Author: Katie Flagg
Orange Grove Gospel to perform Saturday
The Orange Grove Gospel Choir of Durham, N.C., will return to Middlebury College on Saturday to perform in Mead Chapel at 4 p.m. The choir's performance, the third at the College, will celebrate the conclusion of this week's Religious Life Awareness Week.
The Orange Grove Gospel Choir's Saturday performance coincides this year with the announcement of the annual Angels Award. The award, given every year to a sophomore woman of color, memorializes four first-year students who were killed in an automobile accident in 2001. The parents of students of Anisa Gamble, Tiffany Holmes, Iniko Johnson and Maika Prewitt established the Angels Award in the wake of their daughters' tragic deaths to honor women at the College who embody the spirit of all four students. This year's Angels Award will be honored during Saturday's concert, which is free and open to the public. Donations to the Angels Endowment Fund are appreciated.
The Orange Grove Gospel Choir is remembered best by many College community members for the comfort its members provided in the wake of Gamble's, Holme's, Johnson's and Prewitt's deaths.
College hosts event on women in academia
This Saturday Middlebury College will host a symposium addressing the controversies and questions surrounding women in academia. The symposium was organized in the wake of public remarks made by former Harvard president Lawrence Summers in 2005 that questioned the role women play in higher education. The event will feature a panel of women scholars in philosophy, history, education, psychology and economics, and will take place in the conference room of the Robert A. Jones '59 House.
Panelists for the event, which will last from 8:30 a.m. to 4 p.m., include Helen Horowitz, Sydenham Clark Parsons professor of history and American studies at Smith College; Mary Ann Dzuback, associate professor of education and history at Washington University of St. Louis; Roxanne Gudeman, adjunct professor of psychology at Macalester College; Jane Roland Martin, professor emeritus of philosophy from University of Massachusetts, Boston; Barbara Gault, vice president and director of research at the Institute for Women's Policy Research in Washington, D.C., and research professor at George Washington University; Diana Strassman, a senior research fellow at Rice University and editor of Feminist Economics; and Ann Mari May, visiting associate professor of economics at Middlebury College.

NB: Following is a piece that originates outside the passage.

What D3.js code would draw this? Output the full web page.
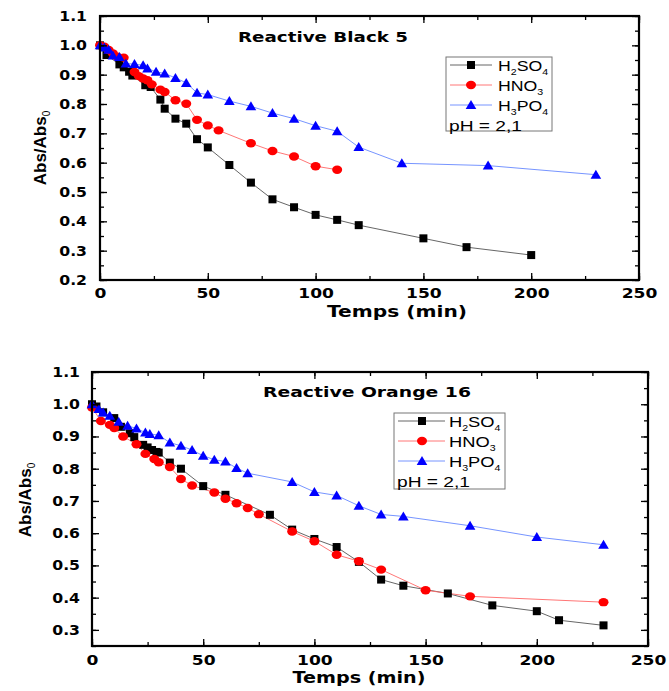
<!DOCTYPE html>
<html><head><meta charset="utf-8">
<script src="https://cdn.jsdelivr.net/npm/d3@7"></script>
<style>body{margin:0;background:#fff}svg{display:block}</style>
</head><body>
<svg id="c" width="669" height="691"></svg>
<script>
// ---- Data: Reactive Black 5 ----
const rb5_h2so4_x = [0,3,9,11,13.5,15,21,23.5,28,30,35,40,45,50,60,70,80,90,100,110,120,150,170,200];
const rb5_h2so4_y = [1.0,0.967,0.935,0.925,0.91,0.897,0.864,0.858,0.815,0.784,0.75,0.733,0.68,0.652,0.592,0.532,0.475,0.448,0.422,0.405,0.387,0.342,0.312,0.285];
const rb5_hno3_x = [0,2,4,6,8,11,16,18,20,22,24,28,30,35,40,45,50,55,70,80,90,100,110];
const rb5_hno3_y = [1.0,0.995,0.984,0.972,0.961,0.958,0.909,0.895,0.887,0.881,0.867,0.849,0.841,0.813,0.801,0.746,0.727,0.71,0.666,0.64,0.621,0.588,0.576];
const rb5_h3po4_x = [0,2,4,6,9,12,16,20,22,26,30,35,40,45,50,60,70,80,90,100,110,120,140,180,230];
const rb5_h3po4_y = [1.0,0.993,0.985,0.965,0.96,0.938,0.936,0.932,0.921,0.91,0.904,0.889,0.872,0.838,0.832,0.81,0.792,0.769,0.75,0.726,0.707,0.653,0.598,0.59,0.559];
// ---- Data: Reactive Orange 16 ----
const ro16_h2so4_x = [0,2,5,10,13,17,19,23,25,27,29,30,35,40,50,60,80,90,100,110,120,130,140,160,180,200,210,230];
const ro16_h2so4_y = [1.0,0.993,0.975,0.957,0.93,0.91,0.898,0.874,0.866,0.858,0.852,0.85,0.819,0.8,0.746,0.719,0.657,0.611,0.582,0.557,0.511,0.456,0.437,0.413,0.376,0.358,0.33,0.314];
const ro16_hno3_x = [0,4,8,10,14,20,24,28,30,35,40,45,55,60,65,70,75,90,100,110,120,130,150,170,230];
const ro16_hno3_y = [0.99,0.948,0.936,0.926,0.9,0.876,0.846,0.83,0.82,0.805,0.768,0.748,0.726,0.707,0.693,0.678,0.659,0.605,0.575,0.533,0.513,0.487,0.423,0.404,0.386];
const ro16_h3po4_x = [0,3,5,8,12,16,20,24,26,30,35,40,45,50,55,60,65,70,90,100,110,120,130,140,170,200,230];
const ro16_h3po4_y = [1.0,0.985,0.974,0.964,0.946,0.933,0.925,0.912,0.908,0.904,0.881,0.871,0.858,0.84,0.828,0.822,0.802,0.786,0.759,0.728,0.717,0.685,0.658,0.652,0.623,0.588,0.564];
// ---- Labels ----
const xTicks = [0,50,100,150,200,250];
const yTicksTop = [0.2,0.3,0.4,0.5,0.6,0.7,0.8,0.9,1.0,1.1];
const yTicksBot = [0.3,0.4,0.5,0.6,0.7,0.8,0.9,1.0,1.1];
const seriesNames = [["H","2","SO","4"],["HNO","3"],["H","3","PO","4"]];
const phLabel = "pH = 2,1";
const xTitle = "Temps (min)";
const titles = ["Reactive Black 5","Reactive Orange 16"];

const colors = ["#000000","#ff0000","#0000ff"];
const lineColors = ["#555555","#ff6666","#6688ff"];
const svg = d3.select("#c");
const FB = "'DejaVu Sans', sans-serif";
const FA = "'Liberation Sans', Arial, sans-serif";

function zip(xs, ys){ return xs.map((x,i)=>[x,ys[i]]); }
function stretch(sel, factor){
  sel.each(function(){ const w = this.getComputedTextLength();
    d3.select(this).attr("textLength", w*factor).attr("lengthAdjust","spacingAndGlyphs"); });
}
function fitTo(sel, width){ sel.attr("textLength", width).attr("lengthAdjust","spacingAndGlyphs"); }

function marker(g, type, x, y, color){
  if(type===0) g.append("rect").attr("x",x-4).attr("y",y-4).attr("width",8).attr("height",8).attr("fill",color);
  else if(type===1) g.append("ellipse").attr("cx",x).attr("cy",y).attr("rx",5).attr("ry",4.2).attr("fill",color);
  else g.append("path").attr("d",`M${x},${y-5}L${x+5.3},${y+4}L${x-5.3},${y+4}Z`).attr("fill",color);
}

function panel(cfg){
  const x = d3.scaleLinear().domain([0,250]).range([cfg.x0,cfg.x1]);
  const y = d3.scaleLinear().domain(cfg.ydom).range([cfg.y1,cfg.y0]);
  const g = svg.append("g");
  cfg.series.forEach((s,i)=>{
    const pts = zip(s[0],s[1]);
    g.append("path").attr("d", d3.line().x(d=>x(d[0])).y(d=>y(d[1]))(pts))
      .attr("fill","none").attr("stroke",lineColors[i]).attr("stroke-width",0.9);
  });
  cfg.series.forEach((s,i)=>{
    zip(s[0],s[1]).forEach(d=>marker(g,i,x(d[0]),y(d[1]),colors[i]));
  });
  const xMinor = d3.range(0,251,25);
  const yMinor = d3.range(Math.round(cfg.ydom[0]*20), Math.round(cfg.ydom[1]*20)+1).map(v=>v/20);
  g.append("g").attr("transform",`translate(0,${cfg.y1})`)
    .call(d3.axisBottom(x).tickValues(xMinor).tickSize(-4).tickFormat(""));
  const bottomMaj = g.append("g").attr("transform",`translate(0,${cfg.y1})`)
    .call(d3.axisBottom(x).tickValues(xTicks).tickSize(-7).tickPadding(0).tickFormat(d3.format("d")));
  g.append("g").attr("transform",`translate(0,${cfg.y0})`)
    .call(d3.axisTop(x).tickValues(xMinor).tickSize(-4).tickFormat(""));
  g.append("g").attr("transform",`translate(0,${cfg.y0})`)
    .call(d3.axisTop(x).tickValues(xTicks).tickSize(-7).tickFormat(""));
  g.append("g").attr("transform",`translate(${cfg.x0},0)`)
    .call(d3.axisLeft(y).tickValues(yMinor).tickSize(-4).tickFormat(""));
  const leftMaj = g.append("g").attr("transform",`translate(${cfg.x0},0)`)
    .call(d3.axisLeft(y).tickValues(cfg.yticks).tickSize(-7).tickPadding(cfg.ypad).tickFormat(d3.format(".1f")));
  g.append("g").attr("transform",`translate(${cfg.x1},0)`)
    .call(d3.axisRight(y).tickValues(yMinor).tickSize(-4).tickFormat(""));
  g.append("g").attr("transform",`translate(${cfg.x1},0)`)
    .call(d3.axisRight(y).tickValues(cfg.yticks).tickSize(-7).tickFormat(""));
  g.selectAll(".domain").remove();
  g.selectAll(".tick line").attr("stroke","#000").attr("stroke-width",1.3);
  g.selectAll(".tick text").attr("font-family",FB).attr("font-weight","bold").attr("font-size",14).attr("fill","#000");
  bottomMaj.selectAll(".tick text").attr("dy",null).attr("y",cfg.xlabBase-cfg.y1);
  stretch(bottomMaj.selectAll(".tick text"),1.22);
  stretch(leftMaj.selectAll(".tick text"),1.12);
  g.append("rect").attr("x",cfg.x0).attr("y",cfg.y0).attr("width",cfg.x1-cfg.x0).attr("height",cfg.y1-cfg.y0)
    .attr("fill","none").attr("stroke","#000").attr("stroke-width",2.2);
  // axis titles
  const xt = g.append("text").attr("x",cfg.xtX).attr("y",cfg.xtY).attr("text-anchor","middle")
    .attr("font-family",FB).attr("font-weight","bold").attr("font-size",15).text(xTitle);
  fitTo(xt, cfg.xtW);
  const yl = g.append("text").attr("transform",`translate(${cfg.ylabx},${cfg.ylaby}) rotate(-90)`)
    .attr("text-anchor","middle").attr("font-family",FA).attr("font-weight","bold").attr("font-size",17);
  yl.append("tspan").text("Abs/Abs");
  yl.append("tspan").attr("dy",4).attr("font-size",10).attr("font-weight","normal").text("0");
  // chart title
  const tt = g.append("text").attr("x",cfg.titleX).attr("y",cfg.titleY).attr("font-family",FB)
    .attr("font-weight","bold").attr("font-size",14).text(cfg.title);
  fitTo(tt, cfg.titleW);
  // legend
  const L = g.append("g").attr("transform",`translate(${cfg.lx},${cfg.ly})`);
  L.append("rect").attr("x",0).attr("y",0).attr("width",cfg.lw).attr("height",cfg.lh)
    .attr("fill","#fff").attr("stroke","#777").attr("stroke-width",1);
  seriesNames.forEach((nm,i)=>{
    const yy = cfg.lrow0 + i*20;
    L.append("line").attr("x1",4).attr("x2",cfg.lline).attr("y1",yy).attr("y2",yy).attr("stroke",lineColors[i]).attr("stroke-width",0.9);
    marker(L,i,cfg.lmark,yy,colors[i]);
    const t = L.append("text").attr("x",cfg.ltext).attr("y",yy+5.5).attr("font-family",FA).attr("font-size",cfg.lfs);
    nm.forEach((part,k)=>{
      if(/^\d$/.test(part)) t.append("tspan").attr("font-size",9).attr("dy",4).text(part);
      else { const ts = t.append("tspan").text(part); if(k>0) ts.attr("dy",-4); }
    });
    stretch(t, 1.18);
  });
  const ph = L.append("text").attr("x",3).attr("y",cfg.lrow0+3*20+5.5).attr("font-family",FA).attr("font-size",cfg.lfs).text(phLabel);
  fitTo(ph, 73);
}

panel({x0:100,x1:639,y0:16,y1:280,ydom:[0.2,1.1],yticks:yTicksTop,ypad:13,ylabx:46,ylaby:148,
  xlabBase:298,xtX:397,xtY:317,xtW:140,
  series:[[rb5_h2so4_x,rb5_h2so4_y],[rb5_hno3_x,rb5_hno3_y],[rb5_h3po4_x,rb5_h3po4_y]],
  title:titles[0],titleX:238,titleY:42,titleW:170,
  lx:446,ly:57,lw:106,lh:74,lrow0:8,lline:46,lmark:25,ltext:52,lfs:15});
panel({x0:92,x1:648,y0:372,y1:646,ydom:[0.25,1.1],yticks:yTicksBot,ypad:12,ylabx:31,ylaby:500,
  xlabBase:665,xtX:359,xtY:683,xtW:133,
  series:[[ro16_h2so4_x,ro16_h2so4_y],[ro16_hno3_x,ro16_hno3_y],[ro16_h3po4_x,ro16_h3po4_y]],
  title:titles[1],titleX:263,titleY:397,titleW:208,
  lx:394,ly:413,lw:111,lh:76,lrow0:8,lline:51,lmark:28,ltext:55,lfs:15.5});
</script>
</body></html>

Faculty garner awards for scholarship, research
Faculty members Ellen Oxfeld, Ana Martinez-Lage, Gloria Estela Gonzalez, and Michael Kraus have been honored recently with research awards, fellowships and grants for their scholarship. Oxfeld, of the Sociology and Anthropology department, received a received a research award from the Fulbright Scholar Program for her scheduled leave next year. Oxfled will spend Spring 2007 in Mei Xian, Guangdong, China working on a research project titled, "Food and Cultural Transformation in Rural China." She will be affiliated with Jiaying University in Meizhou, Guangdong.
Martinez-Lage of the Spanish department received a fellowship from the Marion & Jasper Whiting Foundation providing funding for a curriculum development project titled, "One country, four languages: Exposing the linguistic plurality of Spain." During her leave during the 2006-2007 academic year, Martinez-Lage will also take a course in Basque at the University of Pamplona.
Also of the Spanish department, Gonzalez also received a fellowship from the Marion & Jasper Whiting Foundation for her project titled, "Invisible Mexico: Migrant Workers in Vermont". This grant will provide support for a two-month trip to Mexico this summer to gather materials and conduct interviews in preparation for incorporating service learning into her course, Latin American Perspectives on the U.S.
In the Political Science department, Kraus has been awarded a grant from the International Research and Exchanges Board (IREX) for a book project titled "Between Democracy and Dictatorship: Edvard Benes, Czechoslovakia and the Great Powers, 1938-1948." The grant will support his research in Czech and Russian archives next year.